True self-knowledge, he taught, can only emerge through radical honesty — emes in its deepest sense. The path toward genuine self-improvement (avodos hamidos) runs directly through this honest accounting of one’s own soul.
He preached the Alter of Novardok’s intense form of bitachon, but also encouraged people far from that level to take, as he would say, “just a sliver of bitachon into our little pockets.”
A Living Chain of Transmission
One of the most precious dimensions of Rav Perr’s Mussar teaching was his role as a living conduit between the great European Mussar masters and the American talmid.
Both he and his father were a source of that connection. They vividly described Rav Aharon’s extraordinary diligence in preparing for Shabbos, his practice of receiving talmidim with words of encouragement before Yom Kippur, and his uncompromising standards of kedushah in every aspect of yeshiva life.
Rav Perr also transmitted directly in his father’s name the following teaching: guard well the thought, the speech, and the deed — for before them stand the malachei hashares, who possess a daas that penetrates to the inner secrets of a person.
His Koach HaTziur — The Power of Vivid Illustration
Rav Perr zt“l had a unique koach hatziur — a power of vivid illustration — which helped all his listeners relate to the emotional depth of what was being conveyed. An example of this in some of his thoughts from Bereishis:
And she bore Kayin, saying, “I have acquired a man with Hashem.” And additionally, she bore his brother Hevel. (Bereishis 4:1–2)
The differences that human beings have in their separate spiritual journeys are illustrated in the Torah almost at its very beginning, with the story of Kayin and Hevel. It may not have been an innate shortcoming in Kayin. His mother had named him Kayin out of the thrill of having borne him. He was her precious acquisition. And every time she called him by his name, he heard the importance of acquisition, of ownership. We are not told why Chavah then called her second son Hevel — but the name speaks for itself. Hevel. Vanity. Emptiness. “Everything is empty.” Now it was Kayin who first conceived the idea of thanking Hashem with a sacrifice. Yet Kayin would not give the best of his produce. After all, the best was the most valuable — and Hashem doesn’t need the best, does He? Hevel, on the other hand, had no problem bringing the best. Who needs the best? All acquisitions are emptiness. Kayin was then zoche to a “mussar shmuez” from the Creator Himself. Sin, he is told, lies at the door. It is waiting for you to go anywhere, do anything. But sin desires you — it needs you! Therefore, you are its master, and you can control it. Just don’t open the door!
We can picture the excitement with which Kayin shared this vital information with Hevel. “And Kayin said to Hevel his brother…” (Bereishis 4:8). Perhaps it was this that Kayin said: “You hear, Hevel? Just be aware when you open the door!” But Hevel didn’t respond. He was not concerned with the sin lying at the door. He had no interest in going through that door or any other door. He had no need to conquer or acquire the world. Havel havalim — all is emptiness.
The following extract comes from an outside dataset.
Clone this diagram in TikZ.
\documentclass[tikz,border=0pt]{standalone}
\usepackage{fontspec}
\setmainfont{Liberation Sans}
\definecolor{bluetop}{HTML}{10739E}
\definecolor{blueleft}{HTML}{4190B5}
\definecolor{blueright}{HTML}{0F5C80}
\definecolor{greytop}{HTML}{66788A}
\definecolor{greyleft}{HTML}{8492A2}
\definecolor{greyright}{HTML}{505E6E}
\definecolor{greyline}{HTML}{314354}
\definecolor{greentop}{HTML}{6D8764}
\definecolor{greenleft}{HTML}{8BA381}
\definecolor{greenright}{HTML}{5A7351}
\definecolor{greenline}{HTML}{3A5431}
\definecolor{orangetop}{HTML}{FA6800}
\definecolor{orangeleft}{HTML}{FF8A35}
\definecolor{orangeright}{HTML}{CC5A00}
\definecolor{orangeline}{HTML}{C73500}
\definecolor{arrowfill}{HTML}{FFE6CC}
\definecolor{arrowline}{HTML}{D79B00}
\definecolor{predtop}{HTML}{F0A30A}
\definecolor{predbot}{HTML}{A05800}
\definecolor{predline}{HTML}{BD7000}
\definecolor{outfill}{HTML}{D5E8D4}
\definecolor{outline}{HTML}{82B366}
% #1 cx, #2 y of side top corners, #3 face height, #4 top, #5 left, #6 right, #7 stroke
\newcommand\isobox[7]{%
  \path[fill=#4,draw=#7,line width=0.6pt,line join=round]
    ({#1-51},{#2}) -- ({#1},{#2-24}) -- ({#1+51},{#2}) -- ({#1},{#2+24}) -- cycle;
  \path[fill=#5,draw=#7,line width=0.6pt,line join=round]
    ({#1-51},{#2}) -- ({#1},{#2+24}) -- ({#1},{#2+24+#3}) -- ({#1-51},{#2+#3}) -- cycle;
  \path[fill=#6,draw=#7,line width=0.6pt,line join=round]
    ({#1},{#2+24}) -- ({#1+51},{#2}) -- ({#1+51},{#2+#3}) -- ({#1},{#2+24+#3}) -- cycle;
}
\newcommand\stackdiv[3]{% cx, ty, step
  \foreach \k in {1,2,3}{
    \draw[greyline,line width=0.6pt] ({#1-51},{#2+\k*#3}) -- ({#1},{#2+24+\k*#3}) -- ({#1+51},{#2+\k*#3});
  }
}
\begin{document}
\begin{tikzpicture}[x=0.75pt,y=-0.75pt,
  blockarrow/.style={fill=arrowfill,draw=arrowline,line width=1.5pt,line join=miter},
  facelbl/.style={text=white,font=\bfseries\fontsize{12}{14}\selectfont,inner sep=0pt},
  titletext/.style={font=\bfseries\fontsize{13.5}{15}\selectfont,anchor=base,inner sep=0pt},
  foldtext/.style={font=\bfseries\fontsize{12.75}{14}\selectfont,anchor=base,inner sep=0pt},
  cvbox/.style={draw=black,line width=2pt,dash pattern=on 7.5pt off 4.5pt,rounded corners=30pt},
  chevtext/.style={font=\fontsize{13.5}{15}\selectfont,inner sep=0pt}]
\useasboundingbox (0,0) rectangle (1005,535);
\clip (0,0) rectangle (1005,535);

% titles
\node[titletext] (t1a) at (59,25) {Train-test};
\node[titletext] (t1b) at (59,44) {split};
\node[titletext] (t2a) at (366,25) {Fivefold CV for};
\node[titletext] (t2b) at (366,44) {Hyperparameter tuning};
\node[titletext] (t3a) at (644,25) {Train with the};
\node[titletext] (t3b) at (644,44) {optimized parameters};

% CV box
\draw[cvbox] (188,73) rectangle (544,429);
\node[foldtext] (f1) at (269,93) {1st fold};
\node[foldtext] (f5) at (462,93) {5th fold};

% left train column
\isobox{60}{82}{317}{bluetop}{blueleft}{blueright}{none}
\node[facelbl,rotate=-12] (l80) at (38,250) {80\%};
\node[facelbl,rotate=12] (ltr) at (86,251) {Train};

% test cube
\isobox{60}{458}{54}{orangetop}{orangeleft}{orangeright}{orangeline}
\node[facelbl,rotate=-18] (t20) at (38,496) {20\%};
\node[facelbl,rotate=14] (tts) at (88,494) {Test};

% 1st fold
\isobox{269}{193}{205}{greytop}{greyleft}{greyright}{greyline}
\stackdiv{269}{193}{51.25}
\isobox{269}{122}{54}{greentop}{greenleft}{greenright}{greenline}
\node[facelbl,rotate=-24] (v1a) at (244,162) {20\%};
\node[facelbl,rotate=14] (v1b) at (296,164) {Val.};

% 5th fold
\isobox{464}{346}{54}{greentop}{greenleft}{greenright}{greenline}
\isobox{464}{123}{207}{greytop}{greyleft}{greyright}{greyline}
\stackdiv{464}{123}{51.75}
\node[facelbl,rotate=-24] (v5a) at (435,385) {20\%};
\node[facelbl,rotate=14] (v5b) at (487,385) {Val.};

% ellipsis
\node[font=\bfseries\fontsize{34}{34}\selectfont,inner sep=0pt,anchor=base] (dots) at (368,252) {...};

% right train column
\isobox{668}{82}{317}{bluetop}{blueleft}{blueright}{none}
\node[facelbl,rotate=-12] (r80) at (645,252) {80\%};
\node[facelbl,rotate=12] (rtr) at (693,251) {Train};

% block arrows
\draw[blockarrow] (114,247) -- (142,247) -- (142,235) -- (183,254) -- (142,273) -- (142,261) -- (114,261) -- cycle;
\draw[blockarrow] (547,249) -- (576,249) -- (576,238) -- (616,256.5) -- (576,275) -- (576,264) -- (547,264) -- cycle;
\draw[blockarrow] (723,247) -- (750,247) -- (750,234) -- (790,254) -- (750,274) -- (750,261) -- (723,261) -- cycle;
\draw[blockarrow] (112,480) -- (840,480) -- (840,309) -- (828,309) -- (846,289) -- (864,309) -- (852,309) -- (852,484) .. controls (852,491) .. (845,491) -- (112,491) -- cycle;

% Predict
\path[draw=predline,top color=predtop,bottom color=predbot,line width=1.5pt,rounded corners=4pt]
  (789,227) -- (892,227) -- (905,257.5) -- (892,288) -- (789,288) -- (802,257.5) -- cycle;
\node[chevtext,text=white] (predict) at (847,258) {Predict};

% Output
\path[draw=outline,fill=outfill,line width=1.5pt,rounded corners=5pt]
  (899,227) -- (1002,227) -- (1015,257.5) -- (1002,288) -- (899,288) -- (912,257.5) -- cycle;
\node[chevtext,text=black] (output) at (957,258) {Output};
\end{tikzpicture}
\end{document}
Kayin saw Hevel’s lack of interest, and suddenly realized that he alone faced a lifetime of struggle. When Kayin understood this, he was filled with rage over the unfairness of it all. He could no longer live with Hevel. “…and it was when they were in the field that Kayin rose against Hevel his brother and he killed him” (ibid., v. 8).
His Courage and Advocacy
Aside from his deep mehalech haLimmud and unique Mussar insights, Rav Perr cared deeply for Klal Yisroel — helping agunos throughout his life, standing up for the downtrodden, the poor, baalei teshuvah, geirim, and standing strongly for kiruv. Whenever a danger to Klal Yisroel arose, he stood at the forefront to stop it. Rav Perr was one of the first to stand strong against molesters in Jewish education. He challenged others in yashrus, backing the following declaration when others did not:
We, the undersigned, affirm that any individual with firsthand knowledge or reasonable basis to suspect child abuse has a religious obligation to promptly notify secular law enforcement. Lives can be ruined or ended by unreported child abuse. The Torah’s statement in Leviticus 19:16, “Do not stand by while your neighbor’s blood is shed,” obligates every member of the community to do all in one’s power to prevent harm to others.
He lent strong support to others who swam against the tide to make things better for Klal Yisroel, and was an unabashed supporter of the need for Mussar and for strengthening its study everywhere.
The Levayah and Legacy
At the levayahs on Sunday in Far Rockaway and Monday in Eretz Yisrael, the maspidim included Rav Yisrael Reisman, Rav Malkiel Kotler, Rav Moshe Hillel Hirsch, Rav Binyamin Carlebach, Rav Yaakov Bender, Rav Moshe Brown, and Rav Perr’s sons and talmidim. Rav Yaakov Bender and Rav Malkiel Kotler noted the way in which the Rosh Yeshiva opened the world of his rebbeim and the gedolei Torah of Europe to his talmidim, despite the fact that Rav Perr was born and raised in the US. Rav Chaim Bressler called Rav Perr “an investor in neshamos” who always paid homage to his parents.
His son, Rav Moshe Perr, a remarkable Talmid Chochom, is the current Rosh Yeshiva of Yeshiva Derech Ayson (Yeshiva of Far Rockaway). Many maspidim noted that his loss leaves talmidim both bereft but also filled with a new purpose: to carry on the lessons they learned from him.